Despite graduating at the top of her class, Ginsburg was unable to land a job because women were considered “too emotional” to be lawyers. In fact, one employer told her if he hired her, the wives of his employees might get too jealous. Defeated, Ginsburg accepted a role as a law professor at Rutgers.

Here, she began working with the American Civil Liberties Union (ACLU) and after some gentle encouragement from her husband, she took on a case involving a Colorado man who was denied the caregiver’s tax benefit while looking after his ill mother because American law stated a caregiver must be a woman. This was sex-based discrimination against a man.

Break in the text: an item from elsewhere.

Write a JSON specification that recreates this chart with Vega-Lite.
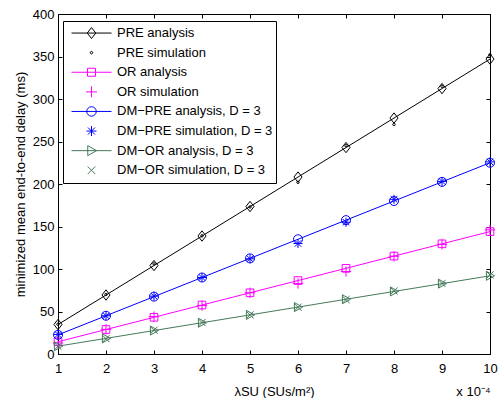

The defendant decided to paint a picture of what the American family would look like if the law included both sexes under the definition of ‘caregiver’; divorce rates would sky-rocket, the fabric of society would unravel with mommies on the factory floor and children coming home to no one.

In a watershed moment, Ginsburg won.

She continued to take cases to the supreme court to argue their unconstitutional nature. She did so by favouring those which involved male plaintiffs to appeal to the all-male justices. Ginsburg still faced sexism right up until her appointment into the highest court in the US by President Clinton in 1993. As she addressed the media, Ginsburg spoke at great length about the life her mother could have had should she lived in an age where a girl’s life was considered of same value as a boy’s.

A male journalist instantly stood up to question Clinton’s “zig-zagged” change of heart to appoint Ginsburg over a male nominee. The then-President was known to be warm with the media and always take questions but today, he was angry. “How you could ask a question like that after the statement she just made is beyond me.” The media stood and applauded. Watch the moment here:

I read an article this week which talked about the imagined threat of a woman governing like a man. It was in reference to NY congresswoman-elect Alexandria Ocasio-Cortez and explored this notion of fear surrounding what she is capable of and what women as a collective body are capable of. During these times of rising activism, it’s important we not only look forward but also remember to look back. What this movie does is reminds you that in your lifetime, women couldn’t do a lot of things. And while we must continue to keep that pressure up on our governments, good gosh we’ve achieved a lot in a short amount of time. Imagine what’s to come.

You simply must see this film.

On The Basis Of Sex is in Australian cinemas on February 7. It is still showing in selected cinemas.